7 October 2016
4pm – 6pm
SIT@SP Building, Level 5
510 Dover Road, Singapore 139660
According to a WHO estimation about 25% of agricultural commodities world-wide are infected by molds, which contaminate foods with mycotoxins. Many foods can be invaded by these molds, which belong mainly to the families of Aspergillus, Penicillium, Fusarium and Alternaria. The approaches how different countries deal with the consumers’ threat are diverse with almost no or few risk management actions in many countries. The most thorough risk assessment and management currently is applied in the European Union (EU), which may serve as a worldwide model in this respect.
In cereals, the most common fungal genus involved is Fusarium. Major Fusarium toxins such as deoxynivalenol, zearalenone and fumonisins are regulated by EU legislation. Analytical food chemistry has developed accurate methods for controlling these contaminants. However, during the last years so called “emerging” and “modified” mycotoxins have been discovered, which are either plant metabolites of the fungal toxins or produced by other ubiquitous fungi such as Alternaria species. These new compounds and the respective analytical tools will be presented in the lecture.
Despite the current analytical developments in metabolomics, mycotoxin analysis still is challenging with regard to accurate quantitation and newly identified compounds. However, risk assessment and preventing hazards for the consumers requires data on exposure and toxicological properties, which are still lacking for many substances. Therefore, it can be concluded that in this respect we still see only the tip of the iceberg.
Prof. Dr. Michael Rychlik is the Head of the Chair of Analytical Food Chemistry at the Technical University of Munich, Germany (TUM). He graduated in food chemistry at the University of Kaiserslautern in 1988. His PhD studies on the flavour of bread were completed in 1996 and he was appointed full professor at the TUM in 2010. In 2015 he served as a Visiting Professor at the University of Queensland (UQ), Australia and in 2016 he was appointed an Honorary Professor at the latter University. Currently he is active as a Visiting Professor at the National University of Singapore (NUS).

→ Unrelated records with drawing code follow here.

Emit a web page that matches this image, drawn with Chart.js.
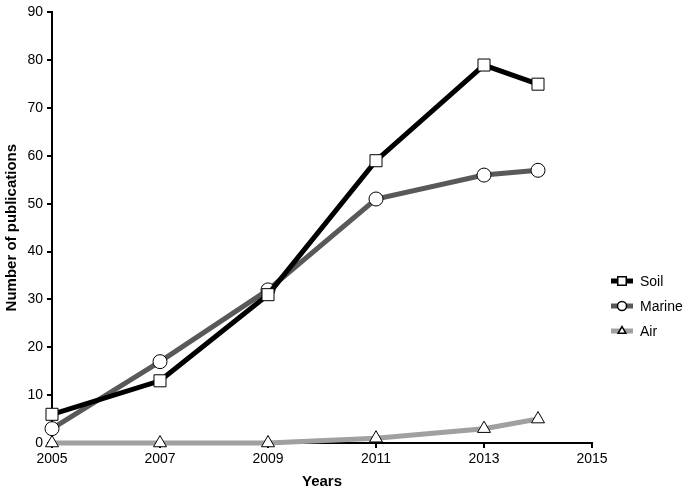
<!DOCTYPE html>
<html>
<head>
<meta charset="utf-8">
<script src="https://cdn.jsdelivr.net/npm/chart.js@4"></script>
<style>
  body { margin: 0; background: #fff; }
  #wrap { width: 700px; height: 495px; position: relative; }
</style>
</head>
<body>
<div id="wrap"><canvas id="chart"></canvas></div>
<script>
const years = [2005, 2007, 2009, 2011, 2013, 2014];
const soil = [6, 13, 31, 59, 79, 75];
const marine = [3, 17, 32, 51, 56, 57];
const air = [0, 0, 0, 1, 3, 5];
const xTicks = [2005, 2007, 2009, 2011, 2013, 2015];

const FONT = "'Liberation Sans', Arial, sans-serif";

const toPoints = function (vals) {
  return years.map((y, i) => ({ x: y, y: vals[i] }));
};

// legend drawn by hand: short line with the marker in the middle
const sideLegend = {
  id: "sideLegend",
  afterDraw(chart) {
    const ctx = chart.ctx;
    const x0 = 611, x1 = 633, tx = 640;
    let y = 281;
    chart.data.datasets.forEach((ds) => {
      ctx.save();
      ctx.strokeStyle = ds.borderColor;
      ctx.lineWidth = 5;
      ctx.beginPath();
      ctx.moveTo(x0, y);
      ctx.lineTo(x1, y);
      ctx.stroke();
      ctx.fillStyle = "#fff";
      ctx.strokeStyle = "#000";
      ctx.lineWidth = 1.5;
      Chart.helpers.drawPoint(ctx, {
        pointStyle: ds.pointStyle,
        radius: ds.pointStyle === "rect" ? 6 : 4.5,
        borderWidth: 1.5,
      }, (x0 + x1) / 2, y);
      ctx.fillStyle = "#000";
      ctx.font = "14px " + FONT;
      ctx.textBaseline = "middle";
      ctx.fillText(ds.label, tx, y + 1);
      ctx.restore();
      y += 25;
    });
  },
};

const commonDs = {
  fill: false,
  borderWidth: 5,
  pointBackgroundColor: "#fff",
  pointBorderColor: "#000",
  pointBorderWidth: 1,
  tension: 0,
  clip: false,
};

const ctx = document.getElementById("chart");
const chart = new Chart(ctx, {
  type: "line",
  data: {
    datasets: [
      { ...commonDs, label: "Soil", data: toPoints(soil), borderColor: "#000", pointStyle: "rect", pointRadius: 8.5 },
      { ...commonDs, label: "Marine", data: toPoints(marine), borderColor: "#595959", pointStyle: "circle", pointRadius: 7 },
      { ...commonDs, label: "Air", data: toPoints(air), borderColor: "#a0a0a0", pointStyle: "triangle", pointRadius: 7.5 },
    ],
  },
  options: {
    responsive: true,
    maintainAspectRatio: false,
    animation: false,
    layout: { padding: { top: 7, right: 108, left: 3, bottom: 0 } },
    plugins: { legend: { display: false }, tooltip: { enabled: false } },
    scales: {
      x: {
        type: "linear",
        min: 2005,
        max: 2015,
        afterBuildTicks(scale) {
          scale.ticks = xTicks.map((v) => ({ value: v }));
        },
        afterFit(scale) { scale.height = 52; },
        ticks: {
          color: "#000",
          font: { family: FONT, size: 14 },
          padding: 3,
          maxRotation: 0,
          callback: (v) => String(v),
        },
        grid: { drawOnChartArea: false, drawTicks: true, tickLength: 5, color: "#000", lineWidth: 2 },
        border: { color: "#000", width: 2 },
        title: {
          display: true,
          text: "Years",
          color: "#000",
          font: { family: FONT, size: 15, weight: "bold" },
          padding: { top: 6 },
        },
      },
      y: {
        min: 0,
        max: 90,
        afterFit(scale) { scale.width = 49; },
        ticks: {
          stepSize: 10,
          color: "#000",
          font: { family: FONT, size: 14 },
          padding: 4,
        },
        grid: { drawOnChartArea: false, drawTicks: true, tickLength: 5, color: "#000", lineWidth: 2 },
        border: { color: "#000", width: 2 },
        title: {
          display: true,
          text: "Number of publications",
          color: "#000",
          font: { family: FONT, size: 15, weight: "bold" },
          padding: { top: 0, bottom: 0 },
        },
      },
    },
  },
  plugins: [sideLegend],
});
</script>
</body>
</html>
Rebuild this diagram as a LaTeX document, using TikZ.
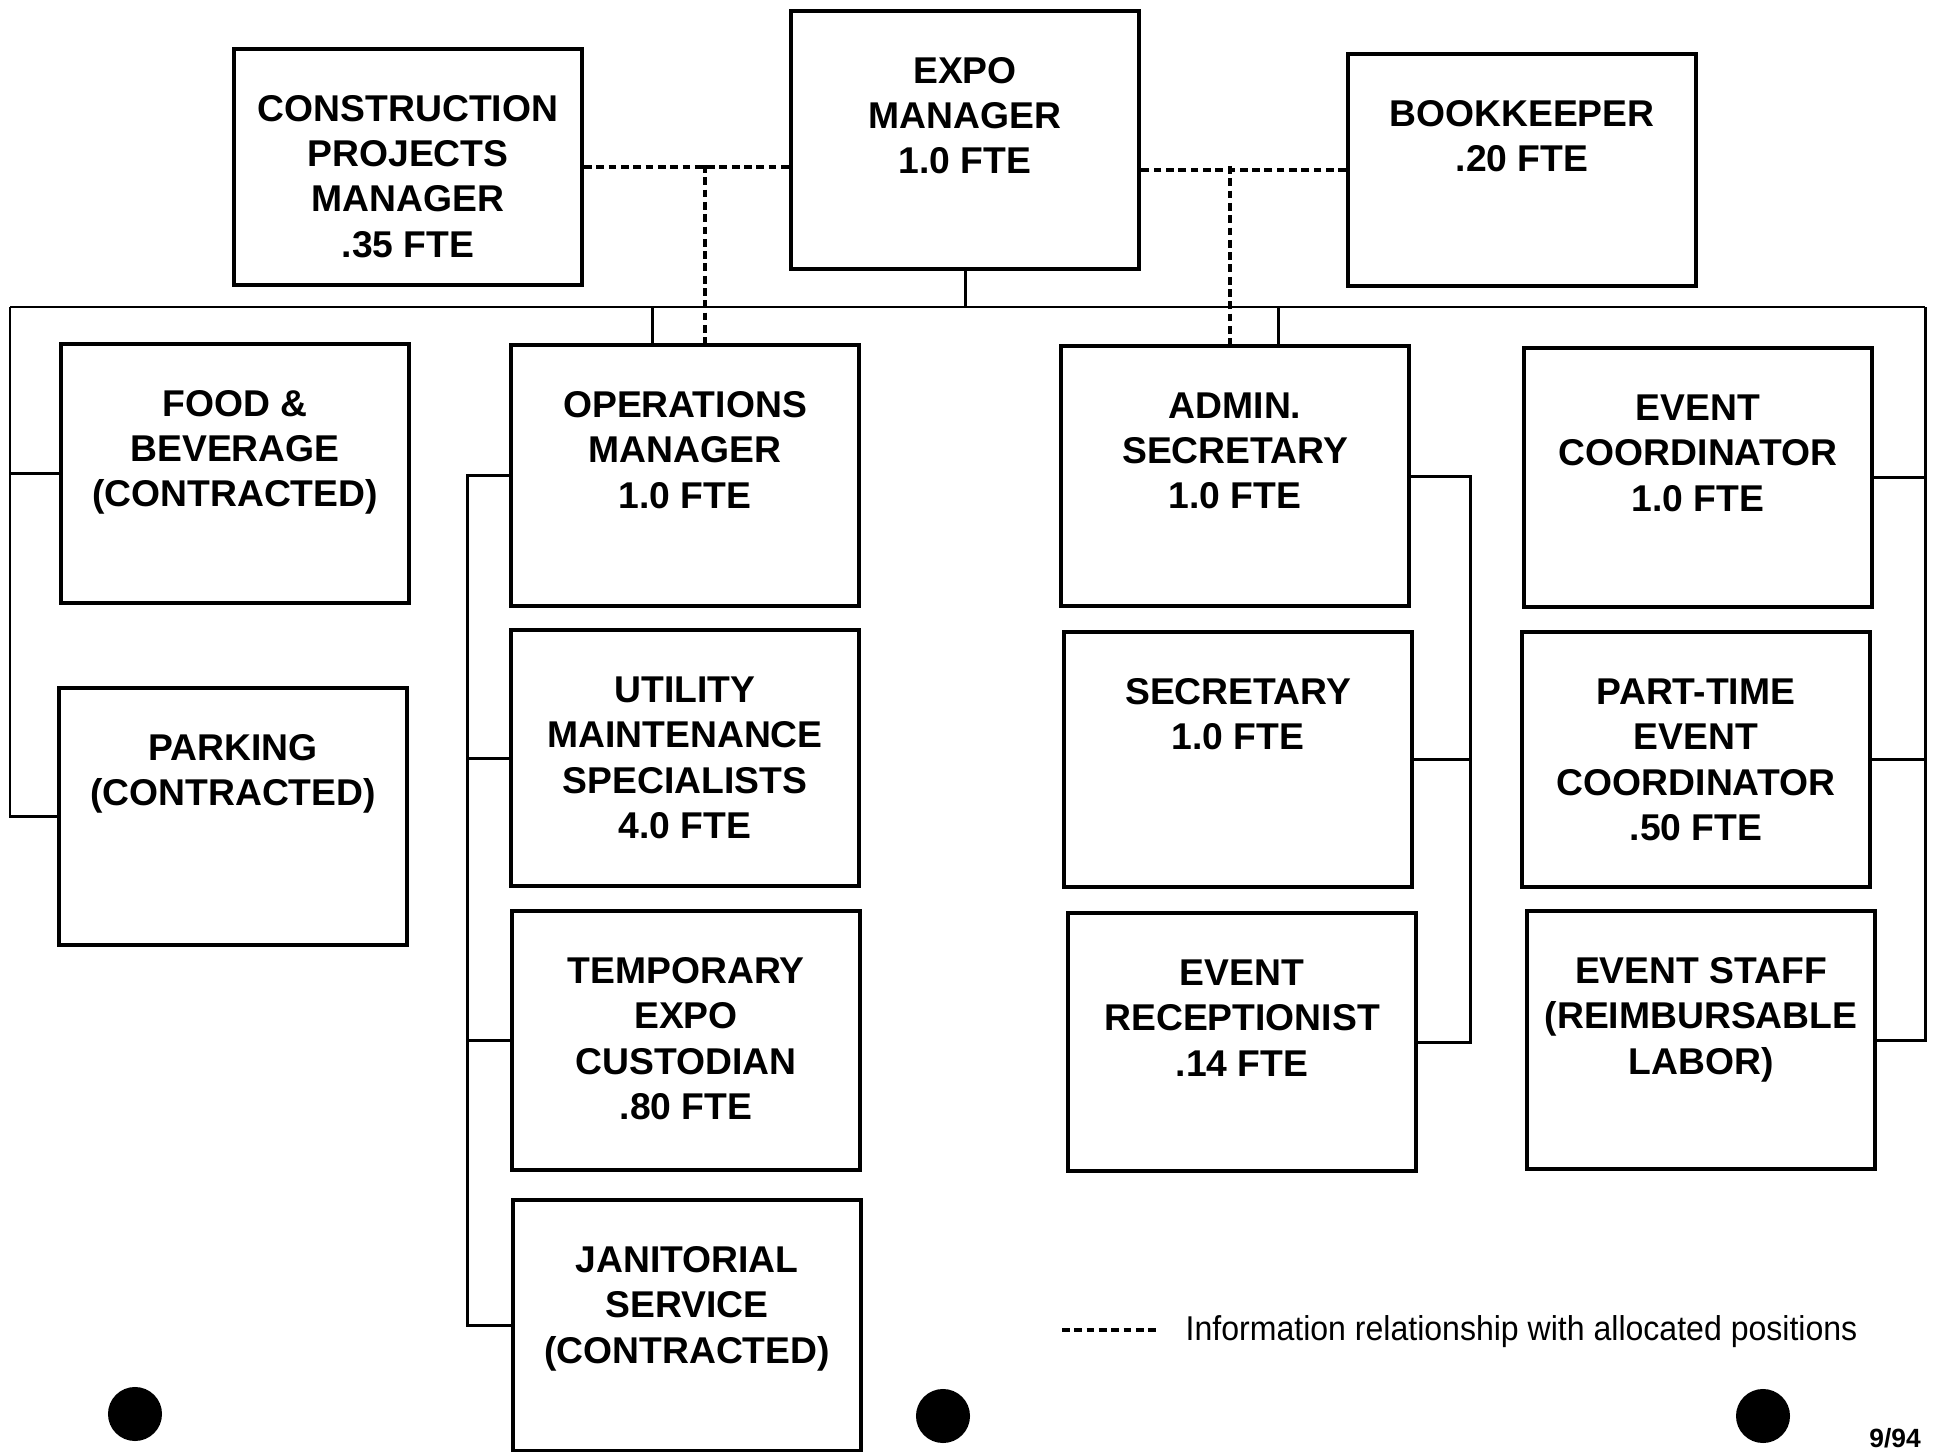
\documentclass[tikz,border=0pt]{standalone}
\usepackage{fontspec}
\setmainfont{Liberation Sans}
\newfontfamily\narrowfont[FakeStretch=0.93]{Liberation Sans}

\tikzset{
  orgpost/.style={draw, line width=1.1pt, inner sep=0pt, anchor=north west,
    font=\fontsize{10.6}{12.8}\selectfont\bfseries},
  orgline/.style={line width=0.85pt},
  infoline/.style={line width=1.3pt, dash pattern=on 2.2pt off 1.3pt},
}
\def\postw{3.48cm}
\def\firstbase{0.73cm} % baseline of first line below box top
\newcommand{\orgbox}[4]{%
  \node[orgpost] (#1) at (#2) {\parbox[c][#3][t]{\postw}{\centering\rule{0pt}{\firstbase}#4}};}

\begin{document}
\begin{tikzpicture}[x=0.01cm, y=-0.01cm]
\useasboundingbox (0,0) rectangle (1936,1452);

% top row
\orgbox{cpm}{232,47}{2.36cm}{CONSTRUCTION\\PROJECTS\\MANAGER\\.35 FTE}
\orgbox{expo}{789,9}{2.58cm}{EXPO\\MANAGER\\1.0 FTE}
\orgbox{book}{1346,52}{2.32cm}{BOOKKEEPER\\.20 FTE}

% staff columns
\orgbox{food}{59,342}{2.59cm}{FOOD \&\\BEVERAGE\\(CONTRACTED)}
\orgbox{park}{57,686}{2.57cm}{PARKING\\(CONTRACTED)}
\orgbox{ops}{509,343}{2.61cm}{OPERATIONS\\MANAGER\\1.0 FTE}
\orgbox{util}{509,628}{2.56cm}{UTILITY\\MAINTENANCE\\SPECIALISTS\\4.0 FTE}
\orgbox{temp}{510,909}{2.59cm}{TEMPORARY\\EXPO\\CUSTODIAN\\.80 FTE}
\orgbox{jan}{511,1198}{2.51cm}{JANITORIAL\\SERVICE\\(CONTRACTED)}
\orgbox{admin}{1059,344}{2.60cm}{ADMIN.\\SECRETARY\\1.0 FTE}
\orgbox{sec}{1062,630}{2.55cm}{SECRETARY\\1.0 FTE}
\orgbox{recp}{1066,911}{2.58cm}{EVENT\\RECEPTIONIST\\.14 FTE}
\orgbox{evc}{1522,346}{2.59cm}{EVENT\\COORDINATOR\\1.0 FTE}
\orgbox{ptc}{1520,630}{2.55cm}{PART-TIME\\EVENT\\COORDINATOR\\.50 FTE}
\orgbox{staff}{1525,909}{2.58cm}{EVENT STAFF\\(REIMBURSABLE\\LABOR)}

% reporting lines
\coordinate (busL) at (10,307);
\coordinate (busR) at (1925,307);
\coordinate (opsdrop) at (652,307);
\coordinate (admdrop) at (1278,307);
\draw[orgline] (busL) -- (busR);
\draw[orgline] (expo.south) -- (expo.south |- busL);
\draw[orgline] (park.west) -| (busL);
\draw[orgline] (food.west) -- (food.west -| busL);
\draw[orgline] (staff.east) -| (busR);
\foreach \b in {evc,ptc}
{
  \draw[orgline] (\b.east) -- (\b.east -| busR);
}
\draw[orgline] (opsdrop) -- (opsdrop |- ops.north);
\draw[orgline] (admdrop) -- (admdrop |- admin.north);
\draw[orgline] (ops.west) -- ++(-42,0) coordinate (opsrail) |- (jan.west);
\foreach \b in {util,temp}
{
  \draw[orgline] (\b.west) -- (\b.west -| opsrail);
}
\draw[orgline] (admin.east) -- ++(59,0) coordinate (admrail) |- (recp.east);
\draw[orgline] (sec.east) -- (sec.east -| admrail);

% information lines
\coordinate (opsinfo) at (705,165);
\coordinate (adminfo) at (1230,166);
\draw[infoline] (cpm.east) -- (cpm.east -| expo.west);
\draw[infoline] (book.west) -- (book.west -| expo.east);
\draw[infoline] (opsinfo) -- (opsinfo |- ops.north);
\draw[infoline] (adminfo) -- (adminfo |- admin.north);

% legend
\coordinate (legA) at (1062,1330);
\coordinate (legB) at (1158,1330);
\draw[infoline] (legA) -- (legB);
\node[anchor=base west, inner sep=0pt, font=\narrowfont\fontsize{9.8}{11}\selectfont] (legtext) at (1185,1340)
  {Information relationship with allocated positions};
\node[font=\fontsize{7.5}{9}\selectfont\bfseries] (pgdate) at (1895,1438) {9/94};

\foreach \p in {(135,1414),(943,1416),(1763,1416)}
{
  \fill \p circle (0.27cm);
}
\end{tikzpicture}
\end{document}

His group has been working for 15 years in the field of developing analytical methods for bioactive food components, in particular for vitamins, mycotoxins, odourants and lipids. For these compounds, he developed stable isotope dilution assays that reveal superior accuracy. Moreover, his research is focused on the application of these methods to recent areas in food chemistry, technology, toxicology and nutrition. Since 2014 he serves as the Head of the “Committee on Contaminants in the Food Chain” at the Federal Institute for Risk Assessment, Berlin, Germany.